* DATA IN THIS EXERCISE *
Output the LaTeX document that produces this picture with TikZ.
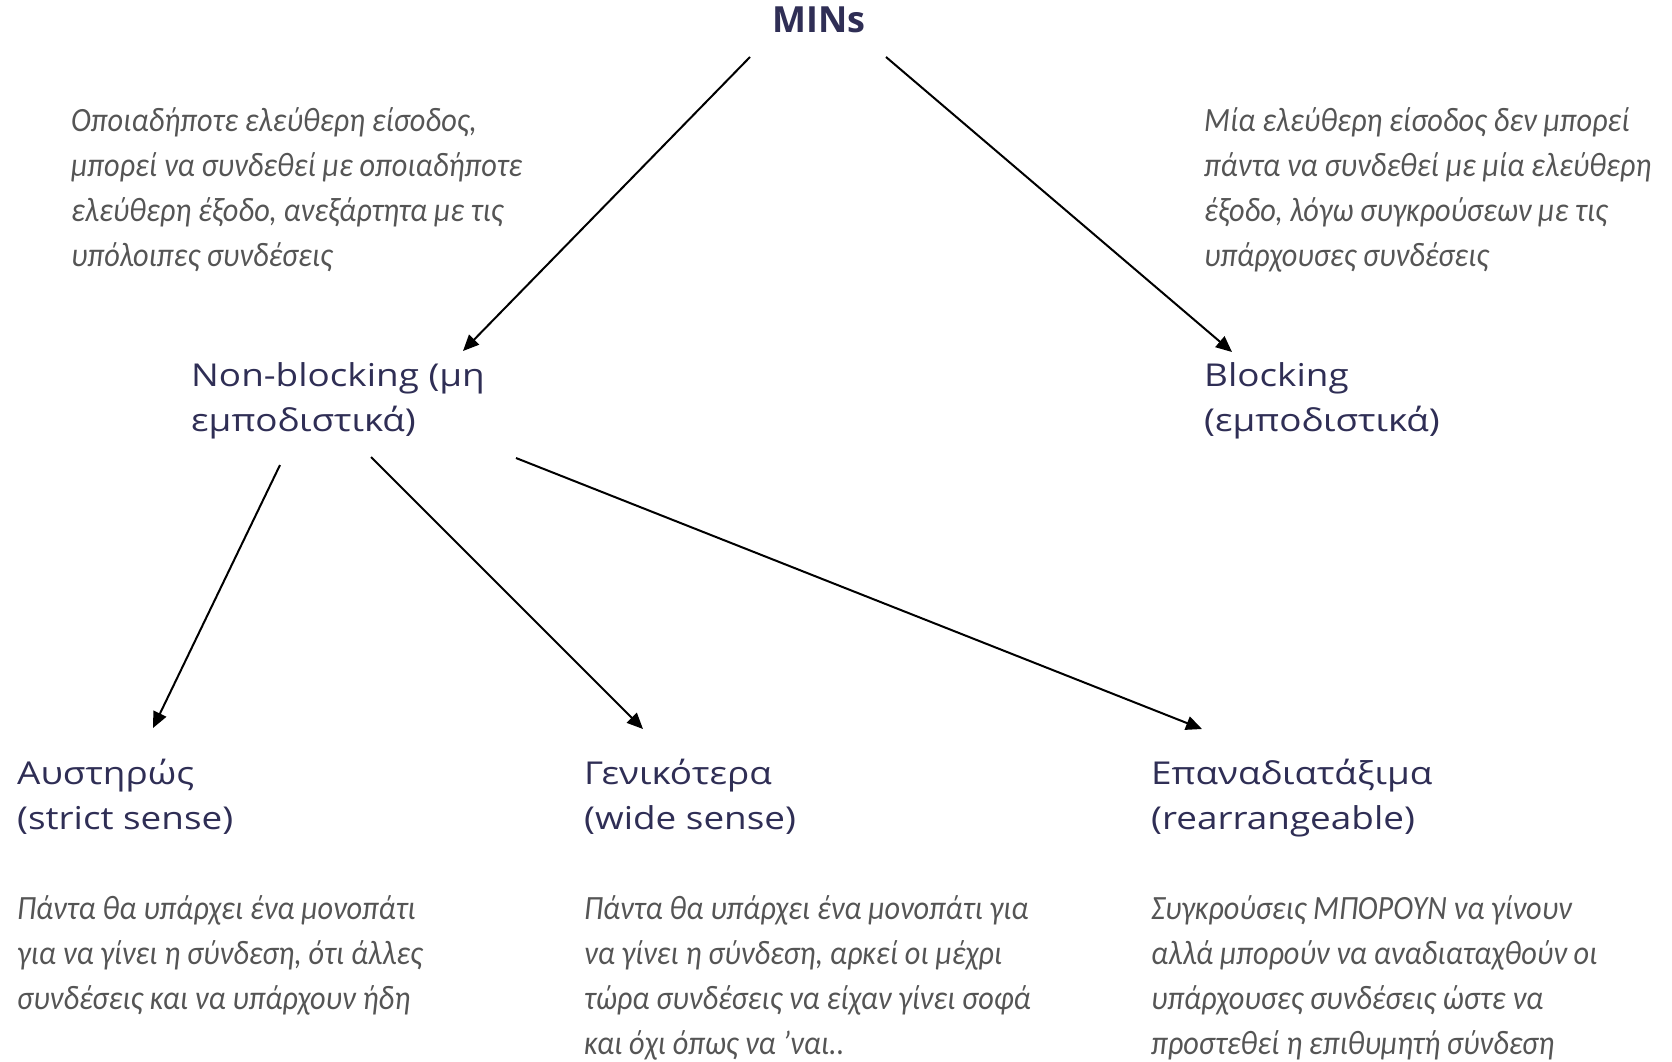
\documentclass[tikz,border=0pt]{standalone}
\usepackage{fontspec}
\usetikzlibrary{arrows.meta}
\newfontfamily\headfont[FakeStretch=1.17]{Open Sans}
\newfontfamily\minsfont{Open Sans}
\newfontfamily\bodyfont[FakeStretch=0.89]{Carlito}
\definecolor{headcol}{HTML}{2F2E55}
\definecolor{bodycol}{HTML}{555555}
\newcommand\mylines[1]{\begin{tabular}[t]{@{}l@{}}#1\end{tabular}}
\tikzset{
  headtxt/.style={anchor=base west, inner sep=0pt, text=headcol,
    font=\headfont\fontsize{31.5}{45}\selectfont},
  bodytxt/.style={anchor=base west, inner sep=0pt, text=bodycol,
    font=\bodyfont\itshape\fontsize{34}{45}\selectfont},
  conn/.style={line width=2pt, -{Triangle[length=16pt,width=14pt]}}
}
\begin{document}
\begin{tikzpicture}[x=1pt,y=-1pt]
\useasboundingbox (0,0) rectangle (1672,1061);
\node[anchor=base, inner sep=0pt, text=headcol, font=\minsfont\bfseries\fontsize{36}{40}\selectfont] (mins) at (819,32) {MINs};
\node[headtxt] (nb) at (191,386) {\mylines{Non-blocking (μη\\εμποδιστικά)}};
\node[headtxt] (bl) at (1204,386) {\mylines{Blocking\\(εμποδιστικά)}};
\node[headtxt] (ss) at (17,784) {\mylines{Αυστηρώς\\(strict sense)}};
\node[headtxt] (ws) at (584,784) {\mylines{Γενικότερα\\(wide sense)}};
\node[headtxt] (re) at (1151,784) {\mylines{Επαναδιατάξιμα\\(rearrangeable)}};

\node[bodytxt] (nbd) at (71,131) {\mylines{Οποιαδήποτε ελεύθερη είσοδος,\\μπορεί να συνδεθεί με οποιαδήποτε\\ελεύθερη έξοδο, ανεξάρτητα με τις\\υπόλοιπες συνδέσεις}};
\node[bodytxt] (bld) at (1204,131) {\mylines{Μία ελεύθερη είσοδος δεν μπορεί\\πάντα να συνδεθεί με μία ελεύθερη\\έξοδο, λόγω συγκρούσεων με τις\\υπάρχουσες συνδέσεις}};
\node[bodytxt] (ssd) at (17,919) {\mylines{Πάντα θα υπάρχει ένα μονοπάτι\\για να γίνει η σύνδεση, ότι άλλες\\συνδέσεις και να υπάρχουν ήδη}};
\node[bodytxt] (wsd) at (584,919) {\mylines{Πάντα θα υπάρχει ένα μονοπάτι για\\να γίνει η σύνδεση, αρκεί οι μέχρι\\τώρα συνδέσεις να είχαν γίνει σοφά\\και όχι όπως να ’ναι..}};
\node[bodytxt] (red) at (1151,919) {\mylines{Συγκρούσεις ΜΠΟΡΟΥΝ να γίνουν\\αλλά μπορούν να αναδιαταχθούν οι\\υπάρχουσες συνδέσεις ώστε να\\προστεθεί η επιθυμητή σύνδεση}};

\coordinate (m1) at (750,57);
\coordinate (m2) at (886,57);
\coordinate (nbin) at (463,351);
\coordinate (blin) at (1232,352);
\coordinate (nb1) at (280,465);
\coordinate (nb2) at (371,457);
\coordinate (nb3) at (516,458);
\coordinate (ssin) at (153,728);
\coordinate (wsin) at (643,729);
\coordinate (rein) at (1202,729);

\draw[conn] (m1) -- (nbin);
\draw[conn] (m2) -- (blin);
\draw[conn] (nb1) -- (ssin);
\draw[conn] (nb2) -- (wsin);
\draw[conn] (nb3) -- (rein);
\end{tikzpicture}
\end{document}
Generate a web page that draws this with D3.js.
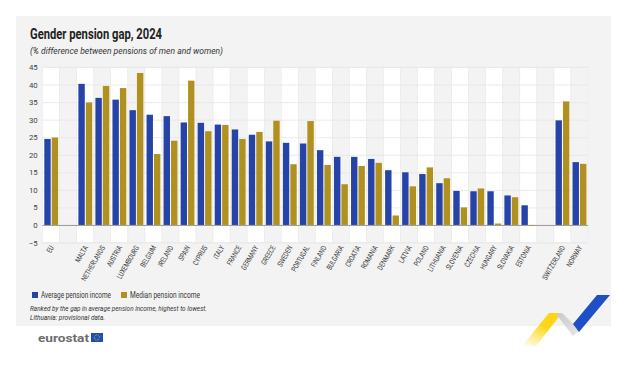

* WORK REQUIRED *
Return the listing above unchanged, apart from dropping its pictures.

* THE RESULT *
Output the LaTeX document that produces this picture with TikZ.
\documentclass[tikz,border=0pt]{standalone}
\usepackage{fontspec}
\usetikzlibrary{arrows.meta}
\newfontfamily\headfont[FakeStretch=1.17]{Open Sans}
\newfontfamily\minsfont{Open Sans}
\newfontfamily\bodyfont[FakeStretch=0.89]{Carlito}
\definecolor{headcol}{HTML}{2F2E55}
\definecolor{bodycol}{HTML}{555555}
\newcommand\mylines[1]{\begin{tabular}[t]{@{}l@{}}#1\end{tabular}}
\tikzset{
  headtxt/.style={anchor=base west, inner sep=0pt, text=headcol,
    font=\headfont\fontsize{31.5}{45}\selectfont},
  bodytxt/.style={anchor=base west, inner sep=0pt, text=bodycol,
    font=\bodyfont\itshape\fontsize{34}{45}\selectfont},
  conn/.style={line width=2pt, -{Triangle[length=16pt,width=14pt]}}
}
\begin{document}
\begin{tikzpicture}[x=1pt,y=-1pt]
\useasboundingbox (0,0) rectangle (1672,1061);
\node[anchor=base, inner sep=0pt, text=headcol, font=\minsfont\bfseries\fontsize{36}{40}\selectfont] (mins) at (819,32) {MINs};
\node[headtxt] (nb) at (191,386) {\mylines{Non-blocking (μη\\εμποδιστικά)}};
\node[headtxt] (bl) at (1204,386) {\mylines{Blocking\\(εμποδιστικά)}};
\node[headtxt] (ss) at (17,784) {\mylines{Αυστηρώς\\(strict sense)}};
\node[headtxt] (ws) at (584,784) {\mylines{Γενικότερα\\(wide sense)}};
\node[headtxt] (re) at (1151,784) {\mylines{Επαναδιατάξιμα\\(rearrangeable)}};

\node[bodytxt] (nbd) at (71,131) {\mylines{Οποιαδήποτε ελεύθερη είσοδος,\\μπορεί να συνδεθεί με οποιαδήποτε\\ελεύθερη έξοδο, ανεξάρτητα με τις\\υπόλοιπες συνδέσεις}};
\node[bodytxt] (bld) at (1204,131) {\mylines{Μία ελεύθερη είσοδος δεν μπορεί\\πάντα να συνδεθεί με μία ελεύθερη\\έξοδο, λόγω συγκρούσεων με τις\\υπάρχουσες συνδέσεις}};
\node[bodytxt] (ssd) at (17,919) {\mylines{Πάντα θα υπάρχει ένα μονοπάτι\\για να γίνει η σύνδεση, ότι άλλες\\συνδέσεις και να υπάρχουν ήδη}};
\node[bodytxt] (wsd) at (584,919) {\mylines{Πάντα θα υπάρχει ένα μονοπάτι για\\να γίνει η σύνδεση, αρκεί οι μέχρι\\τώρα συνδέσεις να είχαν γίνει σοφά\\και όχι όπως να ’ναι..}};
\node[bodytxt] (red) at (1151,919) {\mylines{Συγκρούσεις ΜΠΟΡΟΥΝ να γίνουν\\αλλά μπορούν να αναδιαταχθούν οι\\υπάρχουσες συνδέσεις ώστε να\\προστεθεί η επιθυμητή σύνδεση}};

\coordinate (m1) at (750,57);
\coordinate (m2) at (886,57);
\coordinate (nbin) at (463,351);
\coordinate (blin) at (1232,352);
\coordinate (nb1) at (280,465);
\coordinate (nb2) at (371,457);
\coordinate (nb3) at (516,458);
\coordinate (ssin) at (153,728);
\coordinate (wsin) at (643,729);
\coordinate (rein) at (1202,729);

\draw[conn] (m1) -- (nbin);
\draw[conn] (m2) -- (blin);
\draw[conn] (nb1) -- (ssin);
\draw[conn] (nb2) -- (wsin);
\draw[conn] (nb3) -- (rein);
\end{tikzpicture}
\end{document}
Generate a web page that draws this with D3.js.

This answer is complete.